Şunu anlıyoruz: Neo-faşizm, klasik faşizmle göbek bağını (Traverso) koparmadan kendini yeni koşullara, çeşitli olasılıklara adapte etme sürecindedir. 

Buradan, daha önemli bir noktaya atlayabiliriz. 

***

Bu durumda, günümüzde burjuva/düzen siyasetinin bir yandaki merkez/liberal çizgi ile diğer yandaki neo-faşist hareketler arasındaki gerilim ve çekişmelerle seyrettiği sonucuna mı varmamız gerekiyor.  

Hayır!

Türkiye’deki liberalizm detektörü solcuların en büyük hatalarından birincisi, liberalizme, neo-faşizmden kesin çizgilerle ayrılan, onu kendisine hiç bulaştırmayan, geniş kesimlerin onayı adına neo-faşist temalara başvurma gereğini hiç duymadan toplumları yönetebilen bir güç, başatlık ve arılık atfetmeleridir. 

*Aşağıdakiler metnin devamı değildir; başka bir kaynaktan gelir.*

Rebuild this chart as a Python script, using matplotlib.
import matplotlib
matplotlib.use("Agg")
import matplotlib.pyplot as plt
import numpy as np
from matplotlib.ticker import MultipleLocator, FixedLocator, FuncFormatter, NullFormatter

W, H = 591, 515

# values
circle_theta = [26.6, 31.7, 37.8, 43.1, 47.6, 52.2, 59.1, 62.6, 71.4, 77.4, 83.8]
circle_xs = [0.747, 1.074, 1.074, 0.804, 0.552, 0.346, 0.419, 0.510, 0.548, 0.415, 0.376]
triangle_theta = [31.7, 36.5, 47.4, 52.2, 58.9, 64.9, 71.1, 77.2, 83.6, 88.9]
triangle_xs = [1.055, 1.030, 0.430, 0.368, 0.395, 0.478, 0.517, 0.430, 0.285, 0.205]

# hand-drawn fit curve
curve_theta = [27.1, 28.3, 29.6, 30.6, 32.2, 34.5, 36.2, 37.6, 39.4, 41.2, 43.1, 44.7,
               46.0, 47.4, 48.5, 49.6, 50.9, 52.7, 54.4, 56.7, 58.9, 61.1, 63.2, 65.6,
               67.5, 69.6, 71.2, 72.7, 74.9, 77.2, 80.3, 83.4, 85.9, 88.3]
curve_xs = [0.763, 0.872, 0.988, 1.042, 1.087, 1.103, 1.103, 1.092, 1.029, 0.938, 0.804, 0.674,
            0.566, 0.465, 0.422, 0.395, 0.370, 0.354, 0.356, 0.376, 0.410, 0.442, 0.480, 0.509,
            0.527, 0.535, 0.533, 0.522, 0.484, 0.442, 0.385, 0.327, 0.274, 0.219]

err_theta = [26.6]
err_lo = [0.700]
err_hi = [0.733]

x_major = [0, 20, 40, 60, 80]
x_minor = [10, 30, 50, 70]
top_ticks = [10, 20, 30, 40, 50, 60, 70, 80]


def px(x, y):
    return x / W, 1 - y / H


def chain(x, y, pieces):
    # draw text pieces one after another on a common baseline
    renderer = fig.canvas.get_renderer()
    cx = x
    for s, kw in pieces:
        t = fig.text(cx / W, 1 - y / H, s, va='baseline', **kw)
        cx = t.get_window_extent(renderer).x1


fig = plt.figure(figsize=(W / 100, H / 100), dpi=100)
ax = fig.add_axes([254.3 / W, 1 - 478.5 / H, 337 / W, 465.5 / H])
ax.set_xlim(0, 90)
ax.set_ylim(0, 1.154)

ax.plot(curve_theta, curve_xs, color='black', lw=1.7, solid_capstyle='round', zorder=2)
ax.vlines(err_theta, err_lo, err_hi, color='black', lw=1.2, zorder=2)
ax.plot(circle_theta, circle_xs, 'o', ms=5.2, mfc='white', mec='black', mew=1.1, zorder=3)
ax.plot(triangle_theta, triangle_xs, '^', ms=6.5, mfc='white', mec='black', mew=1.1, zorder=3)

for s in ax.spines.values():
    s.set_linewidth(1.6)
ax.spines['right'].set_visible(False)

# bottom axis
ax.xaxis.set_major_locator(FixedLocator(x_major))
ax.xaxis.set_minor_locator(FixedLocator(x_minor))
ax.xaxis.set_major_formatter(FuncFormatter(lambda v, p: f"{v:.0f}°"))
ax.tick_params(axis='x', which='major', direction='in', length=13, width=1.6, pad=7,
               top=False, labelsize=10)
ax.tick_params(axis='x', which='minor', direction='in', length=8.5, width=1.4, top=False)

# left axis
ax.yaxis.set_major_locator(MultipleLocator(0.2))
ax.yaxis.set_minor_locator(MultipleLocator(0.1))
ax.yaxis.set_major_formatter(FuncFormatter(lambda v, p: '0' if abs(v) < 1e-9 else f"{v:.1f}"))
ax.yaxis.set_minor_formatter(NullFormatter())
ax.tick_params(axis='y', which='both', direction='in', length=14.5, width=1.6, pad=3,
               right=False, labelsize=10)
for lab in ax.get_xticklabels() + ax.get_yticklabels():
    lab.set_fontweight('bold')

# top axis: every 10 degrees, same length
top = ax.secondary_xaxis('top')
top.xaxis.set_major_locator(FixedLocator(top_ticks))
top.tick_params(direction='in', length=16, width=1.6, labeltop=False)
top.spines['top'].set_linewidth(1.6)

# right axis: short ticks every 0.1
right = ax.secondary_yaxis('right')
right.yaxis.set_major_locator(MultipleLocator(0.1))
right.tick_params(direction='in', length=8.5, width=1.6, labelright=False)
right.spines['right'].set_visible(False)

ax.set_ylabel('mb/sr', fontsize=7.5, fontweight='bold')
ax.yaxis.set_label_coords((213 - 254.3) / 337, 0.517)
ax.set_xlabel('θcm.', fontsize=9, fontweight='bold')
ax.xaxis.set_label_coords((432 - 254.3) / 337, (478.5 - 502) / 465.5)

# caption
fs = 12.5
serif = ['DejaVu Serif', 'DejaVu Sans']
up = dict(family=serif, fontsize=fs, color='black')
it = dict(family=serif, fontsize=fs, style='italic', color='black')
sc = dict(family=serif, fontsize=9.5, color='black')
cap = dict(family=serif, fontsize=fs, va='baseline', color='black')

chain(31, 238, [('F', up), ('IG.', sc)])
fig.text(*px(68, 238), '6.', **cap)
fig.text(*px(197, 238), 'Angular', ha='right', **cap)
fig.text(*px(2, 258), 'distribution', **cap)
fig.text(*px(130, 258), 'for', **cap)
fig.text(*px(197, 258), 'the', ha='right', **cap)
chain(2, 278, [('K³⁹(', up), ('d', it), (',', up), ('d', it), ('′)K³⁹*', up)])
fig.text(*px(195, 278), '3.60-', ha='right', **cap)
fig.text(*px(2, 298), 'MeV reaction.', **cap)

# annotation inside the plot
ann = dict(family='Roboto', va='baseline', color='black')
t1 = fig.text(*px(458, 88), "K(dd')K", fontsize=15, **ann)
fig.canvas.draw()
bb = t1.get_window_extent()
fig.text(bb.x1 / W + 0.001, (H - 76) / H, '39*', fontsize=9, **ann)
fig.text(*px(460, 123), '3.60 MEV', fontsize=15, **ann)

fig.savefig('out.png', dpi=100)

Bir yerde, keskin liberalizm karşıtlığı adına liberalizm yüceltimi demektir. 

Oysa kazın ayağı hiç de öyle değildir. 

Neo-faşizm klasik faşizmle göbek bağını koparmadan nasıl kendini güncel durum ve koşullara adapte ediyorsa (mutasyon süreci); liberalizm de “saf” halinden belirli ölçülerde uzaklaşmakta, kendini neo-faşizme, en azından onun kimi temel vurgularına uyarlamaktadır.

Liberalizm detektörlerinin ikinci büyük hatası ise gelecek öngörüleriyle ilgilidir. İlk hatanın bir uzantısı olarak burada da liberal düzen (serbest piyasacılık ötesinde üstyapısal kurum ve oluşumlarıyla birlikte) aykırılıkların, ayrılmaların, sapmaların vb. eninde sonunda teslim olacağı bir varış noktası, nihai denge olarak görülmektedir. 

“Olmayabilir de” demiyoruz, “olmaz” diyoruz…

Kapitalizmin uzun süren ve aşılamayan krizi, onu “insani yüz” edinme zorunluluğundan kurtaran bir faktör olarak sosyalist sistemin yıkılışı ve en önemlisi geleneksel temsili demokrasinin erozyonuyla ortaya çıkan “kitleleri bir şekilde kontrol altında tutma” güçlüğü, bildiğimiz liberalizmi melezleştirmiş, başkalaştırmış, onu “daha da sağda olanı” içselleştirmeye yöneltmiştir. 

Birbirini izleyen “yeni normaller” de diyebiliriz; her “yeni normal” karşımıza neo-faşizmle eklemlenmiş bir liberalizm çıkaracaktır.

***

Haklarını teslim edelim: Liberalizm detektörlerinin her şeye rağmen haklı oldukları bir nokta vardır.

Anlatmaya çalıştığımız durum birtakım aklı evvel solcuları, hatta Marksistleri “Madem gerçek liberalizm ortada kaldı, bari biz sahiplenelim” noktasına kadar sürükleyebilir. 

Yapılırsa, bu liberal virüsü “kapma” değil kendine “enjekte etme” anlamına gelir.

Önemli bir sorundur elbette. Ama ülkemiz solunda liberalizme karşı verilen mücadelenin yarattığı birikim ve derinlik sağ olsun; evelallah bunun da hakkından geliriz.